Additional charges in your library may include in-house browses or re-shelving counts, year-to-date charges, reserve charges, or historical charges that were not migrated into your current system. These secondary tallies should only be sent if they have not already been included in the total charges.

Last charge date

In addition to the number of charges, also include the last charge date to the extent that it is available. GreenGlass will make use of data from multiple sources if necessary.

For GreenGlass to take advantage of secondary or supplemental files of transaction information, an item record number or barcode must be associated with each line of data.  

Review and deliver extraction data

Once you have compiled your extraction of bibliographic, item, and circulation data, open and review the files.  Multiple files are acceptable.

Check that the numbers of records match your intent and that all the relevant item details have been included. If you have delivered item and/or transaction data in .csv or Excel files, be sure that each line represents a single item and that each column contains a header that will be easy to interpret.

Deliver extraction data via FTP

Once reviewed, deliver the data via FTP. Send an email to your GreenGlass liaison, which includes a description of the files, including numbers of bibliographic and item records.  

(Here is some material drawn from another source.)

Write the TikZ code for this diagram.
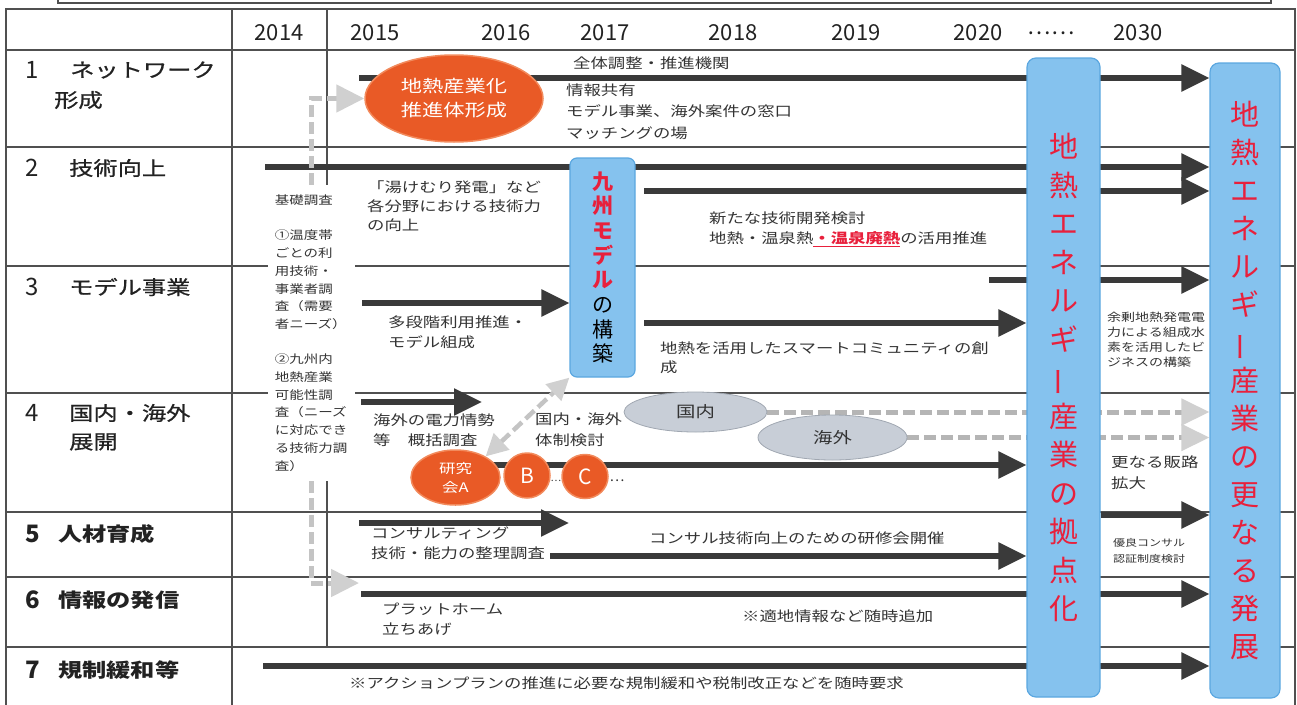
\documentclass[tikz,border=0pt]{standalone}
\usepackage{fontspec}
\usepackage{graphicx}
\usetikzlibrary{arrows.meta,shapes.geometric,backgrounds}
\newfontfamily\jp[FakeStretch=1.25]{Noto Sans CJK JP}
\newfontfamily\jpm[FakeStretch=1.25,FakeBold=0.8]{Noto Sans CJK JP}
\newfontfamily\jpn{Noto Sans CJK JP}
\definecolor{arr}{HTML}{3A3A3A}
\definecolor{gridc}{HTML}{505050}
\definecolor{txtc}{HTML}{333333}
\definecolor{labc}{HTML}{222222}
\definecolor{kred}{HTML}{E8203C}
\definecolor{bluef}{HTML}{85C2EE}
\definecolor{blued}{HTML}{5BA7E0}
\definecolor{orf}{HTML}{E95A26}
\definecolor{ord}{HTML}{F28A5C}
\definecolor{grf}{HTML}{C8CED7}
\definecolor{grd}{HTML}{A0A7B1}
\definecolor{gline}{HTML}{C4C4C4}
\definecolor{glinetwo}{HTML}{B5B5B5}
\definecolor{gtip}{HTML}{D0D0D0}
\newcommand\vbarj{\rotatebox[origin=c]{90}{ー}}
\newcommand\kr[1]{\textcolor{kred}{\bfseries #1}}
\begin{document}
\begin{tikzpicture}[x=1pt,y=-1pt,
  bar/.style={line width=5.5pt, draw=arr, -{Triangle[length=28pt,width=26pt]}},
  gl/.style={line width=5pt, draw=gline, dash pattern=on 12pt off 5pt, -{Triangle[length=28pt,width=27pt,color=gtip]}},
  gltwo/.style={line width=5pt, draw=glinetwo, dash pattern=on 12pt off 5pt, -{Triangle[length=28pt,width=26pt,color=gtip]}},
  gldd/.style={line width=4.5pt, draw=gline, dash pattern=on 12pt off 5pt, {Triangle[length=22pt,width=22pt,color=gtip]}-{Triangle[length=22pt,width=22pt,color=gtip]}},
  gridl/.style={draw=gridc, line width=1.2pt},
  txt/.style={anchor=west, inner sep=0pt, align=left, text=txtc, font=\jp\fontsize{13.9}{20}\selectfont},
  lab/.style={anchor=west, inner sep=0pt, text=labc, font=\jpm\fontsize{19.4}{24}\selectfont},
  labb/.style={anchor=west, inner sep=0pt, text=labc, font=\jp\bfseries\fontsize{19.4}{24}\selectfont},
  num/.style={anchor=west, inner sep=0pt, text=labc, font=\jpn\fontsize{24}{26}\selectfont},
  numb/.style={anchor=west, inner sep=0pt, text=labc, font=\jpn\bfseries\fontsize{24}{26}\selectfont},
  yr/.style={inner sep=0pt, text=labc, font=\jpn\fontsize{22}{24}\selectfont},
  bluebox/.style={draw=blued, fill=bluef, line width=1.2pt, rounded corners=9pt, align=center, inner sep=0pt},
  orell/.style={ellipse, draw=ord, fill=orf, line width=1.5pt, inner sep=0pt, text=white, align=center},
  grell/.style={ellipse, draw=grd, fill=grf, line width=0.8pt, inner sep=0pt, text=txtc},
]
\useasboundingbox (0,0) rectangle (1297,704);

% ---------- nodes ----------
\node[yr] (y14) at (279,33) {2014};
\node[yr] (y15) at (375,33) {2015};
\node[yr] (y16) at (506,33) {2016};
\node[yr] (y17) at (605,33) {2017};
\node[yr] (y18) at (733,33) {2018};
\node[yr] (y19) at (856,33) {2019};
\node[yr] (y20) at (978,33) {2020};
\node[yr] (ydots) at (1051,33) {……};
\node[yr] (y30) at (1138,33) {2030};

\node[num] (l1n) at (25,70) {1};
\node[lab] (l1) at (70,70) {ネットワーク};
\node[lab] (l1b) at (54,100) {形成};
\node[num] (l2n) at (25,168) {2};
\node[lab] (l2) at (69,168) {技術向上};
\node[num] (l3n) at (25,287) {3};
\node[lab] (l3) at (69,287) {モデル事業};
\node[num] (l4n) at (25,413) {4};
\node[lab] (l4) at (69,413) {国内・海外};
\node[lab] (l4b) at (69,442) {展開};
\node[numb] (l5n) at (25,534) {5};
\node[labb] (l5) at (58,534) {人材育成};
\node[numb] (l6n) at (25,600) {6};
\node[labb] (l6) at (58,600) {情報の発信};
\node[numb] (l7n) at (25,670) {7};
\node[labb] (l7) at (58,670) {規制緩和等};

\node[fill=white, minimum width=87pt, minimum height=296pt, inner sep=0pt, align=left, text=txtc, font=\jp\fontsize{11.6}{17.7}\selectfont] (survey) at (311,333)
 {基礎調査\\[17.7pt]①温度帯\\ごとの利\\用技術・\\事業者調\\査（需要\\者ニーズ）\\[17.7pt]②九州内\\地熱産業\\可能性調\\査（ニーズ\\に対応でき\\る技術力調\\査）};

\node[orell, minimum width=178pt, minimum height=87pt, font=\jp\fontsize{17}{24}\selectfont] (net) at (454,98.5) {地熱産業化\\推進体形成};

\node[bluebox, rounded corners=7pt, minimum width=65pt, minimum height=219pt, text=black, font=\jpn\fontsize{21}{24.7}\selectfont] (kyushu) at (602.5,267.5)
 {\kr{九}\\\kr{州}\\\kr{モ}\\\kr{デ}\\\kr{ル}\\の\\構\\築};

\node[bluebox, minimum width=73pt, minimum height=639pt, text=kred, font=\jpn\fontsize{29}{38.5}\selectfont] (hub) at (1063.5,377.5)
 {地\\熱\\エ\\ネ\\ル\\ギ\\\vbarj\\産\\業\\の\\拠\\点\\化};
\node[bluebox, minimum width=70pt, minimum height=635pt, text=kred, font=\jpn\fontsize{29}{38}\selectfont] (dev) at (1245,380.5)
 {地\\熱\\エ\\ネ\\ル\\ギ\\\vbarj\\産\\業\\の\\更\\な\\る\\発\\展};

\node[orell, minimum width=89pt, minimum height=55pt, font=\jp\fontsize{13.2}{19}\selectfont] (ra) at (455.5,477.5) {研究\\会A};
\node[orell, minimum width=46pt, minimum height=45pt, font=\jpn\fontsize{21}{24}\selectfont] (rb) at (527,475.5) {B};
\node[orell, minimum width=46pt, minimum height=44pt, font=\jpn\fontsize{21}{24}\selectfont] (rc) at (585,476.5) {C};
\node[inner sep=0pt, text=txtc, font=\jpn\fontsize{10}{12}\selectfont] (db) at (556,481) {…};
\node[inner sep=0pt, text=txtc, font=\jpn\fontsize{14}{16}\selectfont] (dc) at (617,481) {…};

\node[grell, minimum width=143pt, minimum height=40pt, font=\jp\fontsize{15.5}{20}\selectfont] (dom) at (695.5,412) {国内};
\node[grell, minimum width=149pt, minimum height=45pt, font=\jp\fontsize{15.5}{20}\selectfont] (ovs) at (832.5,437.5) {海外};

% texts
\node[txt] (t1a) at (573,63) {全体調整・推進機関};
\node[txt, font=\jp\fontsize{13.9}{21.5}\selectfont] (t1b) at (566,111.5) {情報共有\\モデル事業、海外案件の窓口\\マッチングの場};
\node[txt, font=\jp\fontsize{13.9}{19}\selectfont] (t2a) at (367,206) {「湯けむり発電」など\\各分野における技術力\\の向上};
\node[txt, font=\jp\fontsize{13.9}{19.5}\selectfont] (t2b) at (709,229.5) {新たな技術開発検討\\地熱・温泉熱\textcolor{kred}{\bfseries\underline{・温泉廃熱}}の活用推進};
\node[txt] (t3a) at (388,332) {多段階利用推進・\\モデル組成};
\node[txt, font=\jp\fontsize{13.9}{19}\selectfont] (t3b) at (660,357.5) {地熱を活用したスマートコミュニティの創\\成};
\node[txt, font=\jp\fontsize{11.2}{15}\selectfont] (t3c) at (1107,339.5) {余剰地熱発電電\\力による組成水\\素を活用したビ\\ジネスの構築};
\node[txt] (t4a) at (373,430) {海外の電力情勢\\等　概括調査};
\node[txt, font=\jp\fontsize{13.9}{21}\selectfont] (t4b) at (535,429.5) {国内・海外\\体制検討};
\node[txt, font=\jp\fontsize{14}{21}\selectfont] (t4c) at (1111,472.5) {更なる販路\\拡大};
\node[txt] (t5a) at (371,543) {コンサルティング\\技術・能力の整理調査};
\node[txt] (t5b) at (649,538) {コンサル技術向上のための研修会開催};
\node[txt, font=\jp\fontsize{9.6}{16}\selectfont] (t5c) at (1113,551) {優良コンサル\\認証制度検討};
\node[txt] (t6a) at (382,619) {プラットホーム\\立ちあげ};
\node[txt] (t6b) at (742,616) {※適地情報など随時追加};
\node[txt] (t7) at (349,683) {※アクションプランの推進に必要な規制緩和や税制改正などを随時要求};

% ---------- coordinates ----------
\coordinate (r1s) at (359,78);
\coordinate (r2a) at (265,167);
\coordinate (r2b) at (644,191);
\coordinate (r3a) at (989,280);
\coordinate (r3b) at (362,303);
\coordinate (r3c) at (644,323);
\coordinate (r4a) at (361,402);
\coordinate (r4b) at (482,402);
\coordinate (r4r) at (470,465);
\coordinate (r5a) at (359,523);
\coordinate (r5ae) at (569,523);
\coordinate (r5b) at (550,556);
\coordinate (r5c) at (1100,515);
\coordinate (r6) at (361,594);
\coordinate (r7) at (263,666);
\coordinate (p6) at (359,583);

% ---------- background: grid and arrows ----------
\begin{scope}[on background layer]
\draw[gridl] (58,-5) -- (58,3) -- (1271,3) -- (1271,-5);
\draw[gridl] (6,9) rectangle (1295,720);
\foreach \yy in {50,147,266,393,512,577,647} \draw[gridl] (6,\yy) -- (1295,\yy);
\draw[gridl] (232,9) -- (232,720);
\draw[gridl] (327,9) -- (327,647);

\draw[bar] (r1s) -- (r1s -| dev.west);
\draw[bar] (r2a) -- (r2a -| dev.west);
\draw[bar] (r2b) -- (r2b -| dev.west);
\draw[bar] (r3a) -- (r3a -| dev.west);
\draw[bar] (r3b) -- (r3b -| kyushu.west);
\draw[bar] (r3c) -- (r3c -| hub.west);
\draw[bar] (r4a) -- (r4b);
\draw[bar] (r4r) -- (r4r -| hub.west);
\draw[bar] (r5a) -- (r5ae);
\draw[bar] (r5b) -- (r5b -| hub.west);
\draw[bar] (r5c -| hub.east) -- (r5c -| dev.west);
\draw[bar] (r6) -- (r6 -| dev.west);
\draw[bar] (r7) -- (r7 -| dev.west);
\draw[gltwo] (dom.east) -- (dom.east -| dev.west);
\draw[gltwo] (ovs.east) -- (ovs.east -| dev.west);
\end{scope}

% ---------- gray dashed connectors ----------
\draw[gl] (survey.north) |- (net.west);
\draw[gl] (survey.south) |- (p6);
\draw[gldd] (ra.35) -- (kyushu.south west);
\end{tikzpicture}
\end{document}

Your GreenGlass liaison will send your FTP credentials once they have received a completed Cataloging and Data Questionnare and Code Keys for collection, location, status and item type codes.

GreenGlass tasks

Once GreenGlass has received your extract, they will:

  • Filter out-of-scope bibliographic records (eBooks, maps, DVDs, Gov Docs)
  • Eliminate duplicate bibliographic records
  • Choose and normalize call numbers
  • Eliminate trailing spaces in control numbers
  • Validate OCLC numbers
  • LCCN/ISBN/title-string lookups for records lacking an OCLC number
  • Identify and accommodate unusual implementations of MARC
  • Identify bibliographic records without items and items with multiple bibliographic records
  • Map item-level data and interpret codes
  • Assign LC and/or Dewey Classes to records

At various points in this process, your liaison may be in touch with questions.